A three-day official period of mourning was to begin today for the dead, which numbered more than 78,000, according to official figures. Another 56,000 people are missing.
Conditions, especially in the hard-hit low-lying Irrawaddy Delta, remain precarious for survivors, who face disease, malnutrition and exposure to the elements.
Heavy rain fell again yesterday, said the International Federation of Red Cross and Red Crescent Societies, noting that such weather can have the benefit of providing clean water for those able to catch the downpour with plastic sheeting.
"However, the rain for many others simply adds to the misery as they look forward to their 18th night in often wretched conditions," the agency said. "In addition, access to already relatively inaccessible locations remains very difficult."

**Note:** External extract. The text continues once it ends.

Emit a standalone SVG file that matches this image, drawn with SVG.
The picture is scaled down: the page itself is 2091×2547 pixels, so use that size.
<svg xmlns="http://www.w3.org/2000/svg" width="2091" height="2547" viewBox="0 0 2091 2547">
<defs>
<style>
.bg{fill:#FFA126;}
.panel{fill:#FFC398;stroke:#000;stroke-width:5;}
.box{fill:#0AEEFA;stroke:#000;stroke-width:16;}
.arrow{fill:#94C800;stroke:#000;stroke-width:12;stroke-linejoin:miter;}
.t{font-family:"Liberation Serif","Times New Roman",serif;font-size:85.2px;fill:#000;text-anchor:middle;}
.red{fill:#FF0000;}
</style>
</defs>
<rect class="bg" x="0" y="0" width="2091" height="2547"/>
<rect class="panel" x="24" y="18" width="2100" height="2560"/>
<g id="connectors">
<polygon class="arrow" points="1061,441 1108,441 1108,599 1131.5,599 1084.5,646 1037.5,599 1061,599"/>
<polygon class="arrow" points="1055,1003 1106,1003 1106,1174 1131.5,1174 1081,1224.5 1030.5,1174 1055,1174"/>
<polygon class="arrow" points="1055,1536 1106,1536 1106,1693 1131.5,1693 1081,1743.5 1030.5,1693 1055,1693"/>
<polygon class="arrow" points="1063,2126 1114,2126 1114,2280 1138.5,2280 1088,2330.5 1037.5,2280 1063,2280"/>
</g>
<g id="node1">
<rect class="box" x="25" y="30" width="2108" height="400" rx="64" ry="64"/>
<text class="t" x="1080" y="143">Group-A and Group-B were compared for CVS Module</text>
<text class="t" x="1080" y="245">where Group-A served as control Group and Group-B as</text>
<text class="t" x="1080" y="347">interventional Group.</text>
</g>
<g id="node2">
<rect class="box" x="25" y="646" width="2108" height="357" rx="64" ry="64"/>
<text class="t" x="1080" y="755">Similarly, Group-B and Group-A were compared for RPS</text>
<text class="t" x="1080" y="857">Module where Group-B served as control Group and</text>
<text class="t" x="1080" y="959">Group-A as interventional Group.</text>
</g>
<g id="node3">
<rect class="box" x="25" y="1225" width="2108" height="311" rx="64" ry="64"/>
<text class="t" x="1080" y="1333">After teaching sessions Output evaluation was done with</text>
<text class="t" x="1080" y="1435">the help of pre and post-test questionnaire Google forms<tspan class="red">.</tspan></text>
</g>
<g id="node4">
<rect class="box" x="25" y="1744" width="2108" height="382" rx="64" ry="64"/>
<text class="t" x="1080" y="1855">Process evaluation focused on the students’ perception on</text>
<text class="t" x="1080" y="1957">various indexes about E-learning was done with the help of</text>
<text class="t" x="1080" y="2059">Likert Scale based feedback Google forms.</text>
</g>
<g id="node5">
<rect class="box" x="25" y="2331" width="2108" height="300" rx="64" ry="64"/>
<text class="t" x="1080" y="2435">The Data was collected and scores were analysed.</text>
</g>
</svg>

The organization was concerned about the distribution of relief supplies, saying "Reports indicate that in most of the bigger affected townships, basic relief and food is available but much less so in the more remote areas."
It added that there seemed to be problems even at some of the temporary relief camps set up by the government:
"While significant relief is getting through, there are indications of mounting frustration among many displaced communities."
Myanmar, responding to entreaties from its Southeast Asia neighbors, promised yesterday that it would let them into the cyclone-devastated areas to oversee and help distribute foreign assistance.
In Singapore, an emergency meeting of foreign ministers from the 10 countries of the Association of Southeast Asian Nations agreed to set up an ASEAN-led task force for distributing foreign aid.
Myanmar agreed to open its doors to medical teams from all ASEAN countries, said Singapore's Foreign Minister George Yeo.
ASEAN member Thailand had already sent teams in, as did non-ASEAN neighbors India and China.